In light of this, I believe Rowan County, Kentucky Clerk Kim Davis made the wrong choice. She’s an ELECTED (aka, POLITICAL) official. So deciding that her religious convictions won’t allow her to fulfill her job as a POLITICIAN (essentially), is poppy-cock. One could make the argument that when she ran for election as county clerk in 2014, (and during the 24 years she served as a deputy under her mother, the previous county clerk – apparently nepotism is legal in Kentucky government offices) same-sex marriage wasn’t legal nationwide, and there was no way she could’ve envisioned it would become law during her tenure as clerk. If that’s the case, perhaps she shouldn’t have run for political office… especially in light of her religious beliefs. Aspiring politicians need to be able to see the forest as well as the trees – they need to be able to think analytically, explore the “what ifs” of the future of politics.
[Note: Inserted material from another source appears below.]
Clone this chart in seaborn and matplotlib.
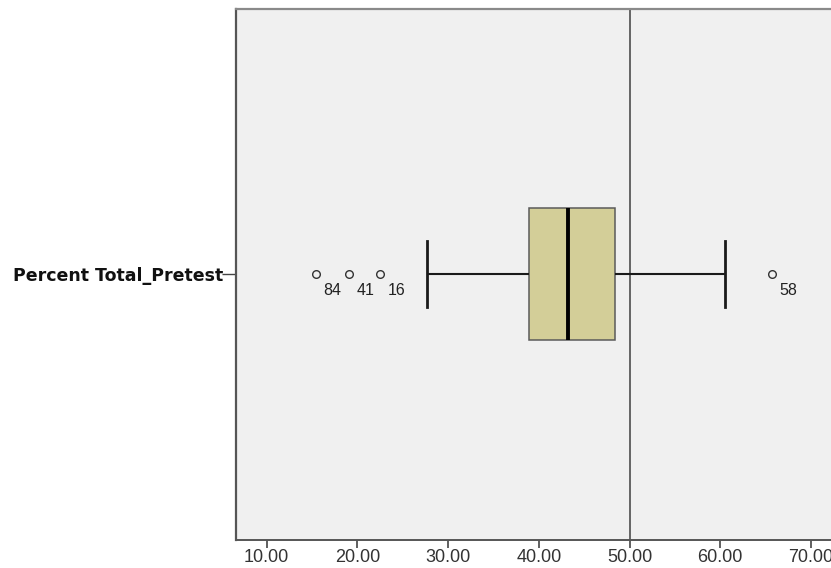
import matplotlib
matplotlib.use("Agg")
import matplotlib.pyplot as plt
import seaborn as sns
import pandas as pd

# ---- data ----
category = "Percent Total_Pretest"
# sample with the same five-number summary and outliers as the reference
scores = [15.40, 19.07, 22.49, 27.64, 38.92, 40.10, 41.30, 42.40, 43.25,
          44.60, 45.90, 47.20, 48.43, 51.80, 55.30, 60.48, 65.68]
outlier_values = [15.40, 19.07, 22.49, 65.68]
outlier_ids = ["84", "41", "16", "58"]
ref_value = 50
xticks = [10, 20, 30, 40, 50, 60, 70]
xtick_labels = ["10.00", "20.00", "30.00", "40.00", "50.00", "60.00", "70.00"]

df = pd.DataFrame({"score": scores, "var": [category] * len(scores)})

fig = plt.figure(figsize=(8.31, 5.68), dpi=100)
ax = fig.add_axes([236 / 831, 1 - 539.5 / 568, 1 - 236 / 831, (539.5 - 8.7) / 568])
ax.set_facecolor("#F0F0F0")

sns.boxplot(data=df, x="score", y="var", orient="h", ax=ax, width=0.25,
            color="#D3CE98", saturation=1, linecolor="#000000",
            boxprops=dict(facecolor="#D3CE98", edgecolor="#5a5a5a", linewidth=1.1),
            whiskerprops=dict(color="#1a1a1a", linewidth=1.5),
            capprops=dict(color="#1a1a1a", linewidth=2.0),
            medianprops=dict(color="#000000", linewidth=2.8),
            flierprops=dict(marker="o", markersize=5.5, markerfacecolor="none",
                            markeredgecolor="#333333", markeredgewidth=1.0))

ax.axvline(ref_value, color="#4d4d4d", linewidth=1.2, zorder=1)

for v, lab in zip(outlier_values, outlier_ids):
    ax.annotate(lab, xy=(v, 0), xytext=(5.5, -11.5), textcoords="offset points",
                ha="left", va="center", fontsize=11.5, color="#222222",
                family="Liberation Sans")

ax.set_xlim(6.62, 72.21)
ax.set_ylim(0.5, -0.5)
ax.set_xticks(xticks)
ax.set_xticklabels(xtick_labels, family="Liberation Sans", fontsize=13, color="#333333")
ax.set_yticks([0])
ax.set_yticklabels([category], family="DejaVu Sans", fontweight="bold", fontsize=12.5, color="#111111")
ax.set_xlabel("")
ax.set_ylabel("")
ax.grid(False)

ax.tick_params(axis="x", length=5.5, width=1.2, color="#444444", pad=1.5)
ax.tick_params(axis="y", length=10, width=1.0, color="#444444", pad=-1)

ax.spines["top"].set_color("#8a8a8a")
ax.spines["top"].set_linewidth(1.6)
ax.spines["left"].set_color("#555555")
ax.spines["left"].set_linewidth(1.6)
ax.spines["bottom"].set_color("#555555")
ax.spines["bottom"].set_linewidth(1.4)
ax.spines["right"].set_visible(False)

fig.savefig("out.png", dpi=100, facecolor="white")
And as she’s made this a religious debate, she’s actually defying scripture (available HERE, in whatever version you prefer): Luke 20:20-25 (ESV): “So they watched him, and sent spies, who pretended to be sincere, that they might catch him in something he said, so as to deliver him up to the authority and jurisdiction of the governor. So they asked him, ‘Teacher, we know that you speak and teach rightly, and show no partiality, but truly teach the way of God. Is it lawful for us to give tribute to Caesar or not?’ But he perceived their craftiness, and said to them, ‘Show Me a denarius. Whose image and inscription does it have?’ They said, ‘Caesar’s.’ He said to them, ‘Then render to Caesar the things that are Caesar’s, and to God the things that are God’s.’“
In other words: Kim Davis is a POLITICIAN, in “Caesar’s” (aka, the US) government. Unless marriage licenses have changed since I was married in 2000, the state and issuing county are listed at the very top of the license. The clerk’s name is listed at the bottom, as the GOVERNMENT representative. It has NO reflection on the clerk himself/herself. The clerk is just a sexless name on a piece of paper. Ms. Davis is only responsible for signing and delivering the legally-obtained license. And I don’t believe that’s in violation of God’s law. Even Jesus taught that we are to give Caesar (Government) his/its due. And “Caesar” (the U.S. Supreme Court, in this case) has decided to interpret the Equal Protection Clause of the 14th Amendment to mean that “the fundamental right to marry is guaranteed to same-sex couples” just as it is to opposite-sex couples. THAT is “Caesar’s due.”
If Kim Davis was pastor of a church, THEN she could refuse (hopefully in a respectful manner) to provide “Holy Matrimony” to same-sex couples with her religious convictions as foundation for her refusal. Refusing to hand over a legally-applied-for marriage license to same-sex couples, in accordance with her JOB, her position as a POLITICIAN, simply because it’s contrary to her religious convictions, is extremism and attention-seeking.
If I was a county clerk, I like to think I’d be obedient enough to “Caesar” (and to God) to perform my duties as dictated by my employer (government). And if I disagree with them strongly enough, there 3 options available, as there are to Ms. Davis:
- Comply with the law, respectfully voicing my objection, understanding that God will not hold me accountable for obeying a lawful order;
- Recuse myself (as ELECTED officials have done in other jurisdictions), allowing my deputies or another department to handle the marriage licenses;
- Resign.
Simple solutions without all of the drama. Why is there so much drama? Why must it be one extreme or the other? Why can’t we accept and tolerate each others’ opinions and convictions without making every issue a battleground? And that includes allowing people to make their own (legal) decisions and mistakes, without giving into the desire to cause controversy and cast stones. Pick your battles, people; we are – NONE OF US – without sin.